Le gospel du 1er janvier à la Concord Baptist Church of Christ de Bedford-Stuyvesant dans Brooklyn avait le vin triste. Je me suis alors dit que le théâtre devait combattre toute forme de morosité. Non pas en divertissant, mais en attaquant ce qu’il observe. Comme dans un Fight Club. Comme ces lieux clandestins qui servent de purge pour des combattants d’un soir qui veulent se convaincre qu’ils sont encore capables de gagner quelque chose. Que le théâtre pouvait aussi célébrer « the joy » comme dit ce gospel qui se chante autour de moi ce matin-là. « We gotta be out there ! For everyone ! With the people that are not like us, with the people who don’t think like us ! We gotta be out there. » Dans l’action, autrement dit.
Le théâtre c’est ce lieu de combat, ce Fight Club, le lieu d’une purge, celle faite avec les mots qui nous tiennent vivants et qui combattent la morosité. Cette morosité que je sens trop souvent dans les discours, celle qui anesthésie et qui surtout colporte des injustices que nous connaissons trop bien.
Je sors de là et marche vers la rue Marcus-Garvey.

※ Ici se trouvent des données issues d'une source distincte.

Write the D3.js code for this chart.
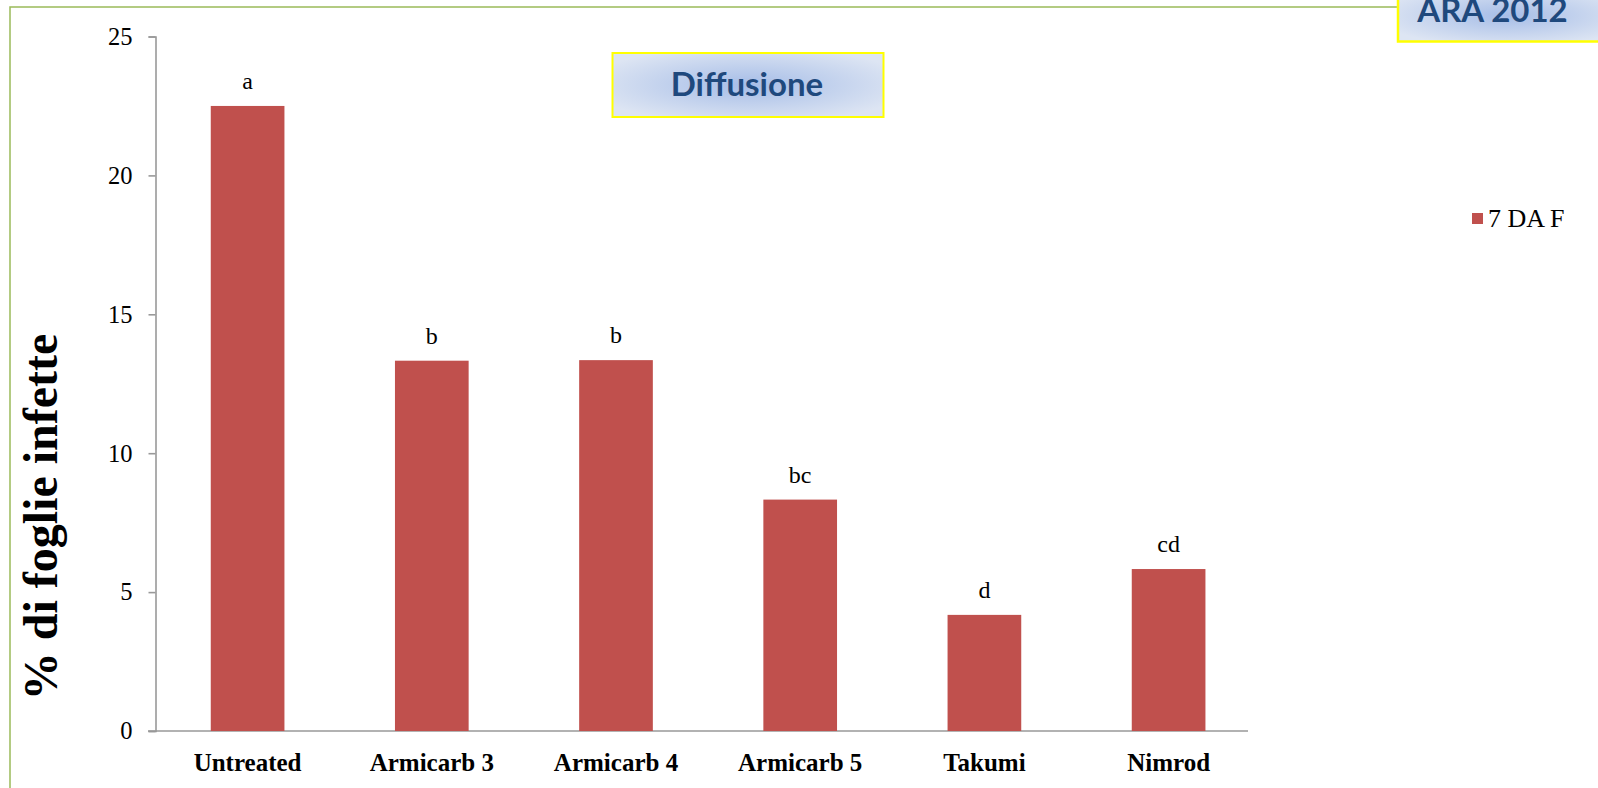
<!DOCTYPE html>
<html>
<head>
  <meta charset="utf-8">
  <script src="https://cdn.jsdelivr.net/npm/d3@7"></script>
  <style>
    body { margin: 0; background: #fff; }
    svg { display: block; }
  </style>
</head>
<body>
  <svg id="chart" width="1598" height="788"></svg>
  <script>
    // data
    let categories = ["Untreated", "Armicarb 3", "Armicarb 4", "Armicarb 5", "Takumi", "Nimrod"]
    let values = [22.5, 13.33, 13.35, 8.33, 4.18, 5.83]
    let letters = ["a", "b", "b", "bc", "d", "cd"]
    let yTicks = [0, 5, 10, 15, 20, 25]
    let seriesName = "7 DA F"
    let yTitle = "% di foglie infette"
    let boxTitle = "Diffusione"
    let cornerTitle = "ARA 2012"

    let svg = d3.select("#chart")
    let serif = "'Liberation Serif', 'Times New Roman', serif"
    let sans = "Lato, 'Open Sans', sans-serif"

    let defs = svg.append("defs")
    let grad = defs.append("radialGradient")
      .attr("id", "blueGrad")
      .attr("cx", "50%").attr("cy", "50%").attr("r", "60%")
    grad.append("stop").attr("offset", "0%").attr("stop-color", "#a6bde7")
    grad.append("stop").attr("offset", "100%").attr("stop-color", "#dde5f3")

    // green frame
    svg.append("rect")
      .attr("x", 10).attr("y", 7)
      .attr("width", 1700).attr("height", 900)
      .attr("fill", "none")
      .attr("stroke", "#9bbb59")
      .attr("stroke-width", 1.5)

    let scX = d3.scaleBand()
      .domain(categories)
      .range([155.5, 1260.7])
      .paddingInner(0.6)
      .paddingOuter(0.3)

    let scY = d3.scaleLinear()
      .domain([0, 25])
      .range([731, 36.5])

    // y axis
    let yAxis = svg.append("g")
      .attr("transform", "translate(155.5,0)")
      .call(d3.axisLeft(scY).tickValues(yTicks).tickSize(7).tickSizeOuter(7).tickPadding(16))
    yAxis.select(".domain").attr("stroke", "#999").attr("stroke-width", 1.6)
    yAxis.selectAll(".tick line").attr("stroke", "#999").attr("stroke-width", 1.6)
    yAxis.selectAll(".tick text")
      .attr("font-family", serif)
      .attr("font-size", 24.5)
      .attr("fill", "#000")

    // x axis line
    svg.append("line")
      .attr("x1", 148).attr("x2", 1248)
      .attr("y1", scY(0)).attr("y2", scY(0))
      .attr("stroke", "#999").attr("stroke-width", 1.6)

    // bars
    svg.selectAll("rect.bar")
      .data(categories)
      .enter()
      .append("rect")
      .attr("class", "bar")
      .attr("x", d => scX(d))
      .attr("width", scX.bandwidth())
      .attr("y", (d, i) => scY(values[i]))
      .attr("height", (d, i) => scY(0) - scY(values[i]))
      .attr("fill", "#c0504d")

    // letters over bars
    svg.selectAll("text.letter")
      .data(categories)
      .enter()
      .append("text")
      .attr("class", "letter")
      .attr("x", d => scX(d) + scX.bandwidth() / 2)
      .attr("y", (d, i) => scY(values[i]) - 17)
      .attr("text-anchor", "middle")
      .attr("font-family", serif)
      .attr("font-size", 24)
      .text((d, i) => letters[i])

    // category labels
    svg.selectAll("text.cat")
      .data(categories)
      .enter()
      .append("text")
      .attr("class", "cat")
      .attr("x", d => scX(d) + scX.bandwidth() / 2)
      .attr("y", 770.5)
      .attr("text-anchor", "middle")
      .attr("font-family", serif)
      .attr("font-weight", "bold")
      .attr("font-size", 25)
      .text(d => d)

    // y title
    svg.append("text")
      .attr("transform", "translate(57,517) rotate(-90)")
      .attr("text-anchor", "middle")
      .attr("font-family", serif)
      .attr("font-weight", "bold")
      .attr("font-size", 48)
      .text(yTitle)

    // legend
    svg.append("rect")
      .attr("x", 1472).attr("y", 213)
      .attr("width", 11).attr("height", 11)
      .attr("fill", "#c0504d")
    svg.append("text")
      .attr("x", 1488).attr("y", 226.5)
      .attr("font-family", serif)
      .attr("font-size", 26)
      .text(seriesName)

    // Diffusione box
    svg.append("rect")
      .attr("x", 612.5).attr("y", 53)
      .attr("width", 271).attr("height", 64)
      .attr("fill", "url(#blueGrad)")
      .attr("stroke", "#ffff00").attr("stroke-width", 2)
    svg.append("text")
      .attr("x", 747).attr("y", 95.5)
      .attr("text-anchor", "middle")
      .attr("font-family", sans)
      .attr("font-weight", "bold")
      .attr("font-size", 33)
      .attr("fill", "#1f497d")
      .text(boxTitle)

    // corner box
    svg.append("rect")
      .attr("x", 1398).attr("y", -10)
      .attr("width", 220).attr("height", 51.5)
      .attr("fill", "url(#blueGrad)")
      .attr("stroke", "#ffff00").attr("stroke-width", 2.5)
    svg.append("text")
      .attr("x", 1492.5).attr("y", 22)
      .attr("text-anchor", "middle")
      .attr("font-family", sans)
      .attr("font-weight", "bold")
      .attr("font-size", 33)
      .attr("fill", "#1f497d")
      .text(cornerTitle)
  </script>
</body>
</html>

Un mur peint du visage de Malcolm X me rappelle ces mots de la lutte pour davantage de justice en Amérique, mais pas seulement. Les mots de toutes les injustices. Ces mots résonnent toujours. Je me dis aujourd’hui que la passion à laquelle on s’adonne au théâtre, comme dirait Michel Garneau, c’est celle d’un « travail de la mémoire et du désir ».(2) Que le souvenir, sans le désir, est plutôt nostalgique. On pourrait ajouter en ces premiers jours de 2017 que la morosité peut être combattue avec cet alliage d’une mémoire vivante et d’un désir de combattre. Les articles de ce numéro du 3900 le témoignent : « We gotta be out there ! » Les rencontres d’Alexandra Szacka pour Gilles Poulin-Denis et de Renée pour Alexia Bürger nous le suggèrent avec franchise. La réflexion de Catherine Lalonde aussi.

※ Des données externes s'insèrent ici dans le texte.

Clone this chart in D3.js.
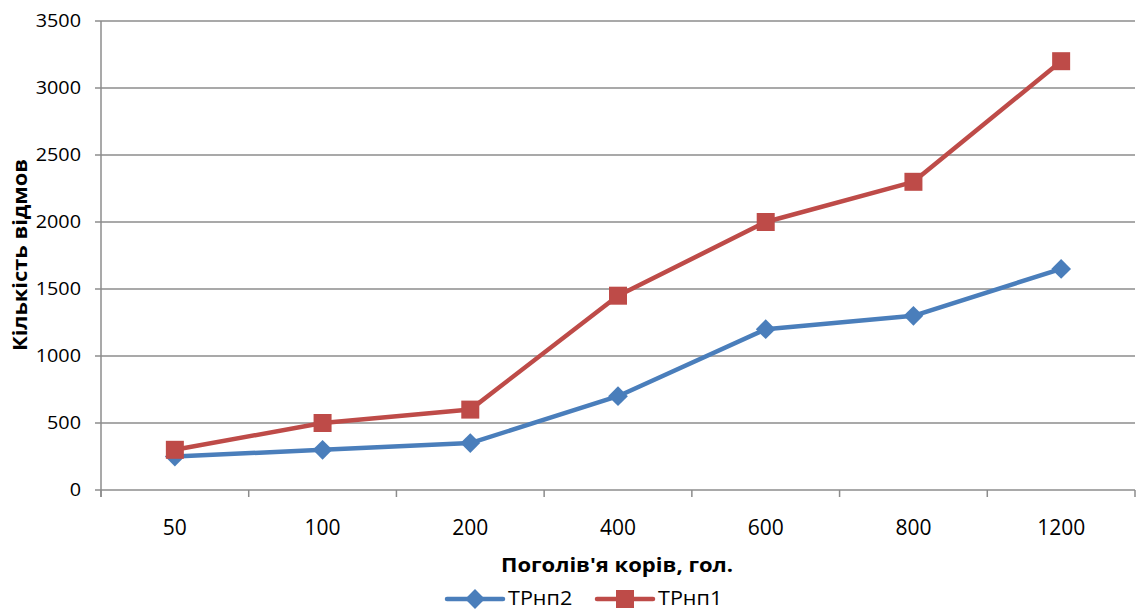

Subsistera encore et toujours pour les auteurs le choix judicieux des combats à mener. Là-bas, comme ici. Pour célébrer quelque chose qui ressemble à de la joie. Elle n’est pas toujours bruyante et même perceptible cette joie dans le théâtre critique que l’on fait, dans ce théâtre qui nomme nos contradictions et nos paradoxes. Dans cet exercice de spectateur qui nous invite à déchiffrer les miroirs déformants suggérés par nos auteurs. Mais la joie est peut-être ce début de sentiment qui nous anime quand on sort d’ici, sur la rue Saint-Denis, peu importe la saison.
La même journée, au sortir de cette bouche de métro de la 23rd St et de Washington Square, dans Manhattan, un itinérant est assis et me regarde. Sur sa pancarte de fortune, il a écrit « Fuck Trump » avec un feutre. Ça fait aussitôt rire mon fils. L’esprit critique suscite tout de même le début d’une joie, me suis-je dit. Ce petit rire est peut-être le début d’un monde nouveau.
(1) : Je suggère cette lecture intéressante du numéro : Que reste-t-il de la puissance américaine ? Courrier international, numéro hors série, sept.-oct.-nov. 2016
(2) : Le travail de la mémoire et du désir, tiré de : De la poussière d’étoile dans les os, de Michel Garneau. VLB éditeur, 1985.